The county is among the smaller ones, with no great fertility of soil; moreover, we are an isolated people with no great facilities for trading. The most that we can boast is in the character of our men and women, their culture, refinement, virtue, and devotion to religious ideals.

It has been my desire and ambition to do ample justifice to every section of our county. I could have no motive possible to my discernment to do otherwise. As my own life has been in the middle section, things there have come more readily to my mind.
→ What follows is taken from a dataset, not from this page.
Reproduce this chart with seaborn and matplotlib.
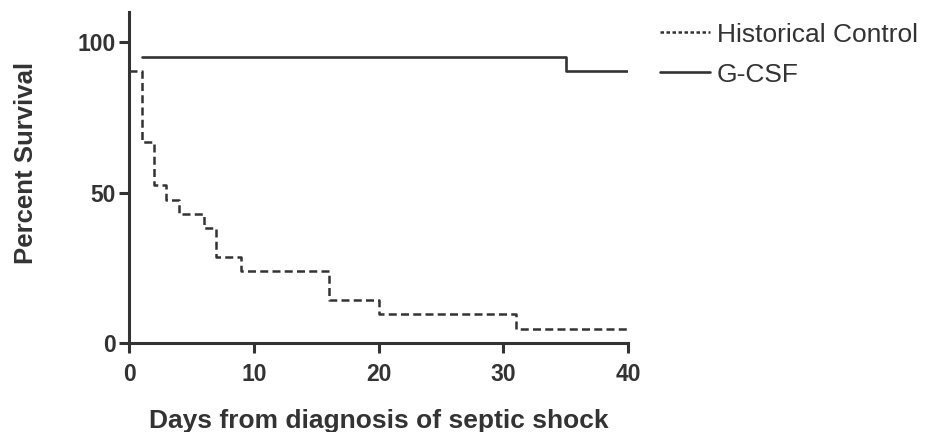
import pandas as pd
import numpy as np
import matplotlib
matplotlib.use('Agg')
import matplotlib.pyplot as plt
import seaborn as sns
from matplotlib.lines import Line2D

# Kaplan-Meier style survival data
hist_days = [0, 1, 2, 3, 4, 6, 7, 9, 16, 20, 31, 40]
hist_surv = [90.5, 66.7, 52.4, 47.6, 42.9, 38.1, 28.6, 23.8, 14.3, 9.5, 4.8, 4.8]
gcsf_days = [1, 35, 40]
gcsf_surv = [95.2, 90.5, 90.5]
x_ticks = [0, 10, 20, 30, 40]
y_ticks = [0, 50, 100]

sns.set_style('ticks')
plt.rcParams['font.family'] = ['Liberation Sans', 'DejaVu Sans']
ink = '#333333'

df_hist = pd.DataFrame({'day': hist_days, 'surv': hist_surv})
df_gcsf = pd.DataFrame({'day': gcsf_days, 'surv': gcsf_surv})

fig = plt.figure(figsize=(9.25, 4.32), dpi=100)
ax = fig.add_axes([0.1395, 0.206, 0.5395, 0.766])

sns.lineplot(data=df_hist, x='day', y='surv', ax=ax, estimator=None, color=ink,
             drawstyle='steps-post', linewidth=1.8, linestyle=(0, (3.2, 1.7)))
sns.lineplot(data=df_gcsf, x='day', y='surv', ax=ax, estimator=None, color=ink,
             drawstyle='steps-post', linewidth=1.9)

ax.set_xlim(0, 40)
ax.set_ylim(0, 110)
ax.set_xticks(x_ticks)
ax.set_yticks(y_ticks)
sns.despine(ax=ax)
for s in ['left', 'bottom']:
    ax.spines[s].set_linewidth(2.2)
    ax.spines[s].set_color(ink)
    ax.spines[s].set_clip_on(False)
ax.tick_params(axis='both', length=7.5, width=2.2, color=ink, labelsize=16.5, labelcolor=ink)
ax.tick_params(axis='x', pad=7)
ax.tick_params(axis='y', pad=2)
for lab in ax.get_xticklabels() + ax.get_yticklabels():
    lab.set_fontweight('bold')

ax.set_xlabel('Days from diagnosis of septic shock', fontsize=19, fontweight='bold', color=ink)
ax.set_ylabel('Percent Survival', fontsize=18.5, fontweight='bold', color=ink)
ax.xaxis.set_label_coords(0.5, -0.199)
ax.yaxis.set_label_coords(-0.182, 0.544)

handles = [Line2D([], [], color=ink, linewidth=1.8, linestyle=(0, (1.4, 1.0))),
           Line2D([], [], color=ink, linewidth=1.9)]
leg = ax.legend(handles, ['Historical Control', 'G-CSF'], loc='upper left',
                bbox_to_anchor=(1.063, 0.968), frameon=False, fontsize=19,
                handlelength=1.9, handletextpad=0.27, labelspacing=0.6,
                borderaxespad=0, borderpad=0)
for t in leg.get_texts():
    t.set_color(ink)

plt.savefig('out.png', dpi=100)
From my boyhood the Baptists have been predominant here. Every effort has been made to override all partiality to them. If some find their family names left out, it is surely not by design. Good men are not always responsive to appeals for family history and genealogy. An author is quite helpless in such matters. Even an honest man cannot write a history without data, nor ought he. The larger space given to the Clarks, the Civil War, etc., is not unfair, for they naturally and reasonably deserve a larger place in the public eye.

Anent the Colonial church, – the Church of England, – every possible effort has been made to get a representation worthy and satisfactory for our volume, but in vain. The author is greatly indebted to Hon. H.R. Pollard, Col. A.F. Fleet, Judges J.G. Dew, T.R.B. Wright, Charles T. Bagby, Esq., B.H. Walker, M.D., John Pollard, D.D., and notable also to W.H. Whitsitt, LL.D., for words of cheer and valued aid in various directions.